Every managed method that unsafely accesses String
character data must be updated to account for whether the String
is compact. This is tractable within corlib
, but there is some third-party code that uses strings unsafely.
The fixed
statement on strings calls a method get_OffsetToStringData
, which is used to adjust the fixed
pointer to refer to the character data, rather than the String
object. In ASCII Mono, we can make this method throw a NotSupportedException
with a message like
Unsafe access to string data is not supported by this runtime.
Now we’re sure that only corlib
-internal methods can access the String
data, because only those methods have access to the firstByte
field.
Once we have completed this auditing work, we are going to replace the get_OffsetToStringData
with a method that duplicates
any ASCII-strings into UTF-16 strings if the user happens to call fixed on a comapct string.
Getting there: Adding UnsafeApply
API
In order to update existing third-party code that uses strings unsafely, we need some kind of UnsafeApply
API:
public unsafe T UnsafeApply<T>
(Func<BytePtr, T> compact, Func<CharPtr, T> noncompact)
This accepts two callbacks, one for the case of the compact encoding, and one for the non-compact encoding. This isn’t ideal, because it’s neither safe nor particularly efficient (involving the allocation of delegates). But, on the bright side, that may discourage people from continuing to use unsafe code.
Adding Iterator
API
In order to simplify updating existing corlib
code, we add a private Iterator
API that allows iterating over String
data regardless of encoding, so we can efficiently avoid duplicating the code for char*
and byte*
.
The String.Iterator
interface would provide methods such as:
Iterator Advance (int offset = 1)
void CopyFrom (Iterator that, int count)
long Difference (Iterator that)
char Get (int index = 0)
void Set (char value, int index = 0)
int CharSize ()
IntPtr Pointer ()
And have two concrete implementations, CompactIterator
and NonCompactIterator
, returned by a new String
method GetIterator
like so:
private static unsafe Iterator GetIterator (IntPtr data, bool compact)
{
if (compact)
return new CompactIterator (data);
return new NonCompactIterator (data);
}
This requires the character data pointer be pinned from the outside. This ensures that it’s pinned for the lifetime of the iterator, and that only corlib
can use this API.
Phrasing the API in this way should let the JIT inline operations on concrete iterator types.
Updating StringBuilder
StringBuilder
is a linked list of mutable character arrays that can be frozen into a single String
using the ToString
method.
We add an additional Boolean to each chunk, indicating whether it’s compact (the default) or non-compact. When inserting non-ASCII characters into an ASCII chunk, the chunk degrades to UCS-2.

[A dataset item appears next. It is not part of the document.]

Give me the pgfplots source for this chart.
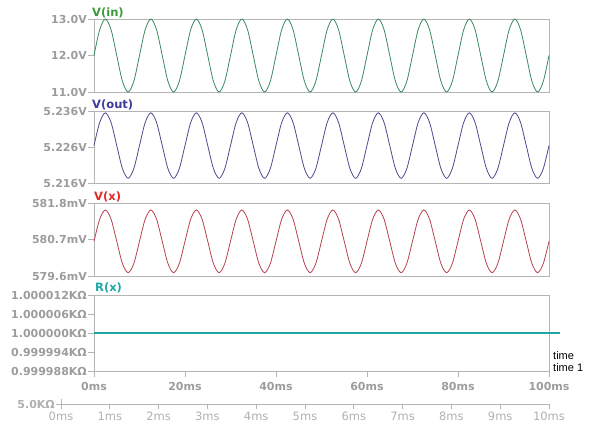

If all chunks of a StringBuilder
are compact, as they are most of the time, then the result of ToString
is compact.
Scanning Character Data
At first blush it may seem very costly to scan every string. However, each string should only be scanned at most once, and the longer the string, the bigger the memory savings when it (probably) turns out to be compact-representable.
Moreover, we can avoid scanning strings if we know ahead of time what the encoding should be; for example, concatenating two compact strings always yields a compact string.
Scanning UCS-2 data for compact-representability is as simple as testing every character with the mask (c & 0xFF80) == 0
, which is trivially unrollable and vectorizable. Likewise, we can scan UTF-8 data with the mask (c & 0x80) == 0
.
Real-world Testing
I’ve implemented a fairly stable prototype of this feature in Mono. It includes the stated changes to String
and StringBuilder
, as well as a fast vectorized scanner. It can build corlib
and run the Mono and corlib
test suites. With some effort, and patches to third-party libraries, it can run Xamarin Studio. For a large project using Roslyn code analysis, this leads to a ~10% savings in memory usage, with a small speed overhead.
Next Steps
- Deduplicate code by using the iterator API.
- Avoid allocating intermediate
char[]
arrays by using the iterator API. - Upstream changes to third-party libraries.
- Get feedback and harden code for correctness, safety, and security.